Homeownership can be a nerve-racking experience if you have never been through the process before. You tend to ask yourself, can I afford this? Is this the right house? What happens if something major breaks or collapses?
According to G.M. Filisko, former Editor of REALTOR® Magazine, “Homeownership should make you feel safe and secure, and that includes financially. Be sure you can afford your home by calculating how much of a mortgage you can safely fit into your budget. Instead of just taking out the biggest mortgage a lender qualifies you to borrow, consider how much you want to pay each month for housing based on your financial and personal goals.”
Filisko also mentions that major life changes such as returning to school, having a baby or even having a relative stay with you may/can affect your decision and budget.
Below are some tips you should consider before you take the next step into owning your own home.
The General Rule of Mortgage Affordability
Most lenders look at a person/family owning a home that is typically priced two to three times their gross income. For example if you earn $50,000.00/year, a rough calculation would say that you can afford a home that is priced between $100,000-150,000.
The only way for you to truly know if this works for your budget is to do the following:
1. Prepare a family budget and list all the costs of homeownership,
a. Include things like property taxes, insurance, maintenance, utilities, and home association fees (HOA), if applicable.
b. It is also vital to outline specific costs to your family, such as day care.
Factor in Your Down Payment
An important question you must know before you start shopping for a house is how much do I have for a down payment? Having more money to put down on a home can help you save money on your monthly payments. Today most lenders require that you put down at least 3.5% just to even go through with a purchase. For example, if you wanted a home that costs $150,000, you would need at least $5,250 or 3.5% to move forward. If you are able to put down 20% of the purchase price, then you will, in most cases, be able to avoid having private mortgage insurance which can add hundreds of dollars per month to your monthly payment.
Another set of expenditures you should consider include inspections, appraisals and title fees. Each home, area and lender will be different. Please make sure you keep in mind that these costs can add up in a hurry as you go through this process. If you are purchasing that $150,000 home mentioned above, you would need an extra $2,500 (on average) for closing costs and inspections. Of course, this is a rough estimate and you should speak to your lender and agent for accurate “final” costs.
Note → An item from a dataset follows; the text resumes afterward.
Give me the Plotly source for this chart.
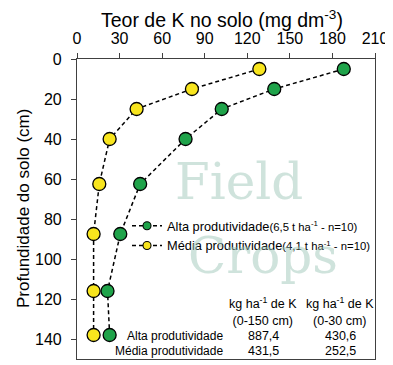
import plotly.graph_objects as go

# ---- data ----
depth_cm = [5, 15, 25, 40, 62.5, 87.5, 116, 138]
k_alta = [188, 139, 102, 76.5, 44.5, 30.5, 21.5, 23]
k_media = [128.5, 81, 42, 23, 15.7, 11.7, 11.7, 11.7]

series_names = [
    "Alta produtividade<span style='font-size:11.3px'>(6,5 t ha<sup>-1</sup> - n=10)</span>",
    "Média produtividade<span style='font-size:11.3px'>(4,1 t ha<sup>-1</sup> - n=10)</span>",
]
series_colors = ["#1fa34a", "#f8e51e"]

x_ticks = [0, 30, 60, 90, 120, 150, 180, 210]
y_ticks = [0, 20, 40, 60, 80, 100, 120, 140]

table_rows = ["Alta produtividade", "Média produtividade"]
table_headers = ["kg ha<sup>-1</sup> de K<br>(0-150 cm)", "kg ha<sup>-1</sup> de K<br>(0-30 cm)"]
k_total_0_150 = [887.4, 431.5]
k_total_0_30 = [430.6, 252.5]

FONT = "Liberation Sans, Arial, sans-serif"

fig = go.Figure()
for vals, name, col in [(k_alta, series_names[0], series_colors[0]),
                        (k_media, series_names[1], series_colors[1])]:
    fig.add_trace(go.Scatter(
        x=vals, y=depth_cm, name=name, mode="lines+markers", showlegend=False,
        line=dict(color="black", width=1.5, dash="4px,3px"),
        marker=dict(size=13, color=col, line=dict(color="black", width=1.3)),
    ))
# legend entries (smaller glyph markers, as in the original legend)
for name, col in zip(series_names, series_colors):
    fig.add_trace(go.Scatter(
        x=[None], y=[None], name=name, mode="lines+markers", showlegend=True,
        line=dict(color="black", width=1.5, dash="4px,3px"),
        marker=dict(size=8, color=col, line=dict(color="black", width=1.1)),
    ))

OFF = 8  # page body margin
W, H = 393 - OFF, 365 - OFF
# plot area in page pixels: x 77..375, y 59..359
ml, mt = 77 - OFF, 59 - OFF
mr, mb = 393 - 375, 365 - 359
pw, ph = W - ml - mr, H - mt - mb

def px(xp):  # page pixel -> paper
    return (xp - OFF - ml) / pw

def py(yp):
    return 1 - (yp - OFF - mt) / ph

annotations = []
wm = dict(family="DejaVu Serif", size=50, color="rgba(160,200,185,0.5)")
annotations.append(dict(text="Field", x=px(239), y=py(182), xanchor="center", yanchor="middle",
                        xref="paper", yref="paper", showarrow=False, font=wm))
annotations.append(dict(text="Crops", x=px(263), y=py(256), xanchor="center", yanchor="middle",
                        xref="paper", yref="paper", showarrow=False, font=wm))
annotations.append(dict(text="Teor de K no solo (mg dm<sup>-3</sup>)", x=px(222), y=py(19),
                        xanchor="center", yanchor="middle",
                        xref="paper", yref="paper", showarrow=False,
                        font=dict(family=FONT, size=19.5, color="black")))
annotations.append(dict(text="Profundidade do solo (cm)", x=px(23), y=py(209), textangle=-90,
                        xanchor="center", yanchor="middle",
                        xref="paper", yref="paper", showarrow=False,
                        font=dict(family=FONT, size=17, color="black")))
col_x = [263, 340]
for cx, hdr in zip(col_x, table_headers):
    annotations.append(dict(text=hdr, x=px(cx), y=py(311), xanchor="center", yanchor="middle",
                            xref="paper", yref="paper",
                            showarrow=False, font=dict(family=FONT, size=12.5, color="black")))
row_y = [336, 351]
for ry, name, v1, v2 in zip(row_y, table_rows, k_total_0_150, k_total_0_30):
    annotations.append(dict(text=name, x=px(225), y=py(ry), xref="paper", yref="paper",
                            xanchor="right", yanchor="middle", showarrow=False,
                            font=dict(family=FONT, size=12, color="black")))
    for cx, v in zip(col_x, (v1, v2)):
        annotations.append(dict(text=f"{v:.1f}".replace(".", ","), x=px(cx), y=py(ry),
                                xanchor="center", yanchor="middle", xref="paper",
                                yref="paper", showarrow=False, font=dict(family=FONT, size=12.5, color="black")))

fig.update_layout(
    width=W, height=H,
    margin=dict(l=ml, r=mr, t=mt, b=mb, autoexpand=False),
    paper_bgcolor="white", plot_bgcolor="white",
    font=dict(family=FONT, size=13, color="black"),
    showlegend=True,
    legend=dict(x=px(127), y=py(211), xanchor="left", yanchor="top",
                bgcolor="rgba(0,0,0,0)", font=dict(family=FONT, size=12.8, color="black"),
                tracegroupgap=0, itemwidth=30),
    annotations=annotations,
    xaxis=dict(side="top", range=[0, 210], tickvals=x_ticks, ticks="outside", ticklen=5,
               tickcolor="#404040", showline=True, linecolor="#404040", linewidth=1.2, mirror=True,
               showgrid=False, zeroline=False, tickfont=dict(size=16), automargin=False,
               ticklabelstandoff=3),
    yaxis=dict(range=[150, 0], tickvals=y_ticks, ticks="outside", ticklen=5,
               tickcolor="#404040", showline=True, linecolor="#404040", linewidth=1.2, mirror=True,
               showgrid=False, zeroline=False, tickfont=dict(size=16), automargin=False,
               ticklabelstandoff=6),
)

fig.write_html("out.html")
Consider Your Overall Debt
Lenders such as United Consumers Credit Union tend to follow what is known as the 28/41 rule. Simply put, the sum of your monthly mortgage payments (home loan principal, interest, taxes, and insurance) shouldn’t exceed more than 28% of your gross annual income.
Your monthly payments for your mortgage plus all your other bills, like car loans, utilities, and credit cards, shouldn't exceed 41% of your gross monthly income.
As an example, if your gross annual income is $50,000, multiply it by 28% and divide by 12 months to arrive at a monthly mortgage payment of $1,166 or less. Next, check the total of all your monthly bills including your potential mortgage and make sure they don't top 41%, or $1,708.
By following this simple budgeting rule, you shouldn’t become too house heavy in regards to your yearly salary. This will leave you free to do other things such as: trips, update furniture, buy new clothes etc.
Use Your Rent as a Mortgage Guide
“The last and final budgeting tip is that tax benefits of homeownership generally allow you to afford a mortgage payment, including taxes and insurance, of about one-third more than your current rent payment without changing your lifestyle,” said Filisko. “So, you can multiply your current rent by 1.33 to arrive at a rough estimate of a mortgage payment,”
Here's an example. If you currently pay $1,500 per month in rent, you should be able to comfortably afford a $2,000 monthly mortgage payment after factoring in the tax benefits of homeownership.
Something to consider though is if you're struggling to keep up with your rent, consider what amount you would be comfortable with and use that for the calculation(s) instead.
Also, consider whether or not you'll itemize your deductions. If you take the standard deduction, you can't also deduct mortgage interest payments. Talking to a tax adviser, or using a tax software program to do a "what if" tax return, can help you see your tax situation more clearly.